Monday, September 1, 2014

A Descendant of Llewelyn Fawr

As excited as I am to start my Welsh class tomorrow evening, it's making me a bit nervous with the anxieties of an older middle-aged man not sure about starting a college class after 30 some years. The young tend to jump into life-changing ventures like college, missions, and even marriage more excitedly than anxious.

Then I was playing around with BYU's great ancestral connections program (Which Norton seems to think an unsafe site linked as it is to family history information). And I discovered something grand. OK, it's good enough to be a direct descendant of Henry II and Eleanor of Aquitaine even if through the "lacklanded" son.
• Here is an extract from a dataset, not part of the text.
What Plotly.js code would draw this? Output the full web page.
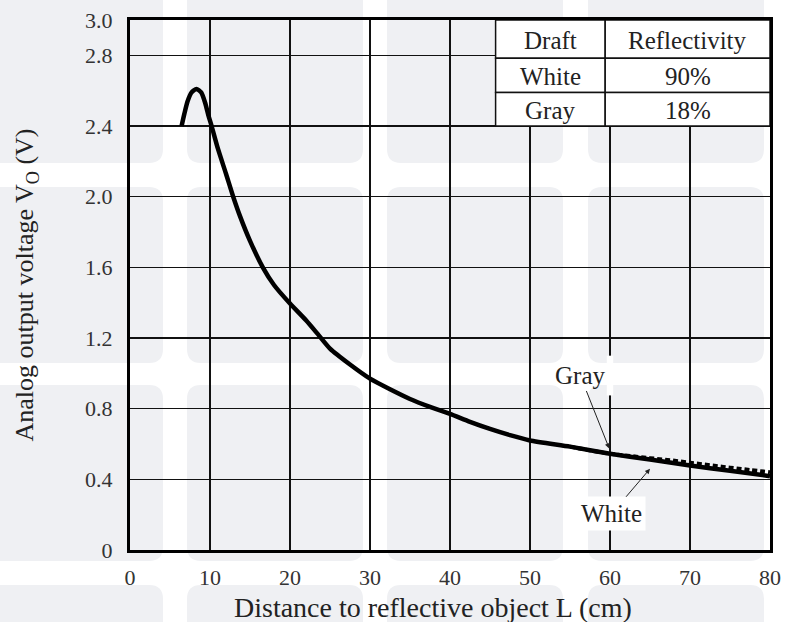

But it was the next few generations that stir my blood - as direct descendant of Llewelyn ap Iorweth - Llewelyn the Great and the Lady Joan, illegitimate daughter of King John. And their daughter Elen who connects to me down through English nobility until, surprisingly, my Welsh Vaughans marry into their descendants in Northern England, Yorkshire and Durham.




These Royal Welsh ancestors are well known to me from reading Sharon Kay Penman's excellent Here be Dragons trilogy of the last true Princes of Wales. I highly recommend the books whether you're a Welsh cousin or not.

Speaking of Welsh Cousins, I came across a cool map on the Ameri-Cymru Facebook page. It shows the percentage of those with Welsh ancestry in each county of the US. Many went to the industrial areas of West Virginia, Pennsylvania, and New York, of course, including some of the Vaughans. And the results of Mormon missionary work in the 19th Century can be seen in the Intermountain West. That one dark red county is Oneida in Idaho where Malad was settled by Mormon Welsh immigrants (and not many others, apparently.)


OK. I think I'm back excited and brave enough to start class tomorrow.